Sejarah Berdirinya Kerajaan Banten
Sebelum periode Islam, Banten adalah sebuah kota penting yang berada dalam kekuasaan Kerajaan Sunda. Namun, pada tahun 1525-1526, Sunan Gunung Jati, atau yang dikenal juga sebagai Syarif Hidayatullah, berhasil menguasai Banten dengan bantuan pasukan dari Cirebon dan Demak. Sunan Gunung Jati kemudian mendirikan Kesultanan Banten sebagai kadipaten di bawah Kesultanan Cirebon. Pada tahun 1552, putra Sunan Gunung Jati, Sultan Maulana Hasanuddin, diangkat sebagai raja pertama Kesultanan Banten.

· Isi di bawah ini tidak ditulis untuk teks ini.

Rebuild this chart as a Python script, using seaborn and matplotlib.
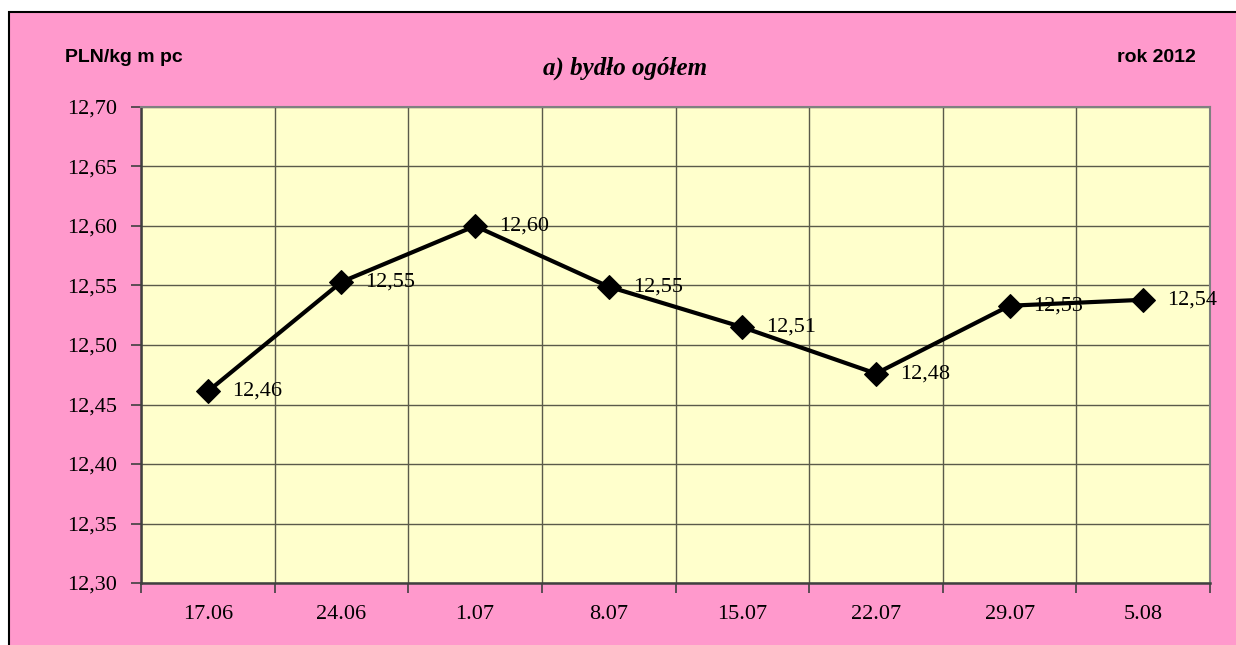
import matplotlib
matplotlib.use("Agg")
import matplotlib.pyplot as plt
from matplotlib.patches import Rectangle
from matplotlib.ticker import FixedLocator, FuncFormatter
import seaborn as sns
import pandas as pd

# data
dates = ["17.06", "24.06", "1.07", "8.07", "15.07", "22.07", "29.07", "5.08"]
prices = [12.461, 12.553, 12.600, 12.549, 12.515, 12.476, 12.533, 12.538]
labels = ["12,46", "12,55", "12,60", "12,55", "12,51", "12,48", "12,53", "12,54"]
yticks = [12.30, 12.35, 12.40, 12.45, 12.50, 12.55, 12.60, 12.65, 12.70]

df = pd.DataFrame({"x": range(len(dates)), "cena": prices})

sns.set_style("white")
plt.rcParams["font.family"] = ["Liberation Serif", "DejaVu Serif"]
plt.rcParams["text.color"] = "black"
plt.rcParams["xtick.color"] = "black"
plt.rcParams["ytick.color"] = "black"

PINK = "#FF99CC"
CREAM = "#FFFFCC"

fig = plt.figure(figsize=(12.36, 6.45), dpi=100, facecolor="white")
# pink chart area with black frame (open on right/bottom like the original)
bg = Rectangle((9 / 1236, -0.05), 1.1, (645 - 12) / 645 + 0.05,
               transform=fig.transFigure, facecolor=PINK,
               edgecolor="black", linewidth=1.5, zorder=-10)
fig.patches.append(bg)

ax = fig.add_axes([141 / 1236, 1 - 583 / 645, (1210 - 141) / 1236, (583 - 107) / 645])
ax.set_facecolor(CREAM)

sns.lineplot(data=df, x="x", y="cena", ax=ax, color="black", linewidth=3,
             marker="D", markersize=12, markeredgecolor="black",
             markerfacecolor="black", zorder=5)

for i, (v, lab) in enumerate(zip(prices, labels)):
    ax.annotate(lab, (i, v), xytext=(24, 0), textcoords="offset pixels",
                ha="left", va="center", fontsize=16, color="black", zorder=6,
                annotation_clip=False)

ax.set_xlim(-0.5, len(dates) - 0.5)
ax.set_ylim(12.30, 12.70)
ax.set_yticks(yticks)
ax.yaxis.set_major_formatter(FuncFormatter(lambda v, p: f"{v:.2f}".replace(".", ",")))

# boundaries as major ticks (grid), category labels on minor ticks
ax.xaxis.set_major_locator(FixedLocator([i - 0.5 for i in range(len(dates) + 1)]))
ax.xaxis.set_minor_locator(FixedLocator(list(range(len(dates)))))
ax.set_xticklabels([""] * (len(dates) + 1))
ax.set_xticklabels(dates, minor=True)
ax.tick_params(axis="x", which="minor", length=0, pad=16, labelsize=16)
ax.tick_params(axis="x", which="major", length=7, width=1.2, color="#404040",
               direction="out", bottom=True)
ax.tick_params(axis="y", length=7, width=1.2, color="#404040", direction="out",
               left=True, pad=10, labelsize=16)

ax.grid(True, which="major", color="#5a5a4a", linewidth=1.0)
ax.set_axisbelow(True)
ax.set_xlabel("")
ax.set_ylabel("")

for side in ["top", "right"]:
    ax.spines[side].set_color("#808080")
    ax.spines[side].set_linewidth(1.5)
for side in ["left", "bottom"]:
    ax.spines[side].set_color("#404040")
    ax.spines[side].set_linewidth(1.8)

fig.text(65 / 1236, 1 - 57 / 645, "PLN/kg m pc", family=["Liberation Sans", "DejaVu Sans"],
         fontweight="bold", fontsize=14, ha="left", va="center")
fig.text(1196 / 1236, 1 - 57 / 645, "rok 2012", family=["Liberation Sans", "DejaVu Sans"],
         fontweight="bold", fontsize=14, ha="right", va="center")
fig.text(625 / 1236, 1 - 68 / 645, "a) bydło ogółem", fontweight="bold",
         fontstyle="italic", fontsize=18, ha="center", va="center")

fig.savefig("out.png", dpi=100, facecolor=fig.get_facecolor())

Sultan Maulana Hasanuddin memperluas wilayah kekuasaannya hingga ke Lampung dan Palembang. Ia membangun ibu kota baru di Surosowan dan memperkuat angkatan lautnya untuk mengendalikan perdagangan di Selat Sunda. Selain itu, Sultan Maulana Hasanuddin menjalin hubungan baik dengan kerajaan-kerajaan lain di Nusantara dan negara-negara asing seperti Turki Utsmani, Inggris, dan Portugal.
Masa Kejayaan Kerajaan Banten
Masa kejayaan Kerajaan Banten terjadi pada masa pemerintahan Sultan Ageng Tirtayasa (1651-1683). Sultan Ageng Tirtayasa adalah seorang pemimpin yang visioner, cakap, dan berani. Ia berhasil memajukan kekuatan politik dan angkatan perang Banten untuk melawan VOC (Vereenigde Oostindische Compagnie), perusahaan dagang Belanda yang ingin menguasai perdagangan rempah-rempah di Nusantara. Sultan Ageng Tirtayasa juga membangun benteng-benteng pertahanan di sepanjang pantai Banten dan memperbaiki infrastruktur kota.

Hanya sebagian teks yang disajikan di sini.